Burma’s Blood Rubies


Despite Myanmar’s (formerly Burma) democratic progress, there have been reports that perhaps the import sanctions on gemstones would be lifted. Recently, President Barack Obama has extended the ban on Burmese rubies and jade.

While the U.S. government lifted broader sanctions on imports from Myanmar, Obama signed an executive order Wednesday which prohibits the import of “any jadeite or rubies mined or extracted from Burma and any articles of jewelry containing jadeite or rubies mined or extracted from Burma.”

The order became effective on Wednesday, extending the ban that lapsed on July 28. The U.S. Department of the Treasury said it opted to extend the embargo on jewelry specifically “due to continuing concerns, including with respect to labor and human rights in specific sectors,” as the sale of gemstones benefits the country’s ruling military junta.
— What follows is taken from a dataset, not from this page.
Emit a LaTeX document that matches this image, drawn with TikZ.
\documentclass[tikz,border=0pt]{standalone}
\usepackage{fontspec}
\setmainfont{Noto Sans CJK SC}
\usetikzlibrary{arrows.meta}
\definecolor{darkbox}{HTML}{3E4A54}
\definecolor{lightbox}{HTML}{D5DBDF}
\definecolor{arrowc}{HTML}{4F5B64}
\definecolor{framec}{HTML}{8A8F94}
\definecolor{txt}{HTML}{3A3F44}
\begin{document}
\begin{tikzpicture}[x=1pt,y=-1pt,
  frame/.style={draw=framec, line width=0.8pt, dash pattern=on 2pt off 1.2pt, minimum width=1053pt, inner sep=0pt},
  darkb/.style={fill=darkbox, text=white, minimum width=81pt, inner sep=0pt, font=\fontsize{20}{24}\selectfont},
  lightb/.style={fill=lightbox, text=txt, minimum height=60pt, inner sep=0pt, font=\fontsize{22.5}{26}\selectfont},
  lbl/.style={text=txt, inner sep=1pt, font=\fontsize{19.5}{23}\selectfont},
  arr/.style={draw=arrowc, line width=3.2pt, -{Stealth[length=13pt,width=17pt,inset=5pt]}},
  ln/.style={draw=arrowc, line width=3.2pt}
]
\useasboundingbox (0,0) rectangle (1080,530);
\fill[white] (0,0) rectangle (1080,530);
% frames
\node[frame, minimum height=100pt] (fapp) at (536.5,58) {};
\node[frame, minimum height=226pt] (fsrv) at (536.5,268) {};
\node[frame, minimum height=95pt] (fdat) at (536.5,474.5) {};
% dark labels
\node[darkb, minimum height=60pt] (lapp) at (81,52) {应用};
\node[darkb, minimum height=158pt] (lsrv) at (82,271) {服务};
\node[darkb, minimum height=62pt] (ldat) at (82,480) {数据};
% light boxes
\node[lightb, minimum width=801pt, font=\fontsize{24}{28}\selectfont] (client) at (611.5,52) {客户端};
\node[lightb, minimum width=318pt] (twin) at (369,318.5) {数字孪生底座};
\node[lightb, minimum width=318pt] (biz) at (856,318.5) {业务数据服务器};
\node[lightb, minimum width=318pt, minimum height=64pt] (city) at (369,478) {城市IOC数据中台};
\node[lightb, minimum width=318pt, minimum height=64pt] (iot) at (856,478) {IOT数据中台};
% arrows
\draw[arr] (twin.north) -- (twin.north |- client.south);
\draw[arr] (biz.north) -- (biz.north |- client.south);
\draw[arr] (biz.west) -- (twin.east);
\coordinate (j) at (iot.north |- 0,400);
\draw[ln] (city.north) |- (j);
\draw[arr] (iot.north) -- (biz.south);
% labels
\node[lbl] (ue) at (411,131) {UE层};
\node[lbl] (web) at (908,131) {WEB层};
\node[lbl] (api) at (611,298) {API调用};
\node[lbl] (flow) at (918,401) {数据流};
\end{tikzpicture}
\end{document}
The United States first banned the import of rubies and jade from Myanmar in 2003, it was a ban that definitely caught the attention of the jewelry industry. Much like emeralds from Colombia, rubies from this country, known in the trade as “Burmese rubies,” are considered the world’s best rubies and are prized for their color, which is often described as “pigeon-blood red.” They comprise an estimated 90 percent of the world’s rubies.

The ruby and jade restrictions were tightened under President George W. Bush in 2008 when he signed the Tom Lantos Block Burmese JADE (Junta’s Anti-Democratic Efforts) Act of 2008 into law. The JADE Act closed a federal loophole in the law by also banning gemstones mined in Myanmar but processed or treated in other countries, such as Thailand.

This is the second time Obama has opted to extend the ban; he first renewed the sanctions against Myanmar in 2009. The ban does not prevent U.S. sales of Burmese jadeite or rubies that were in the country prior to 2008 and it does not extend to exports of Burmese rubies or jadeite from the U.S.

It also does not apply to stones that were in the country and then exported, including for personal use, so long as they are re-imported by the same person who can prove they left with it and the stone hasn’t been improved in condition or value outside the U.S.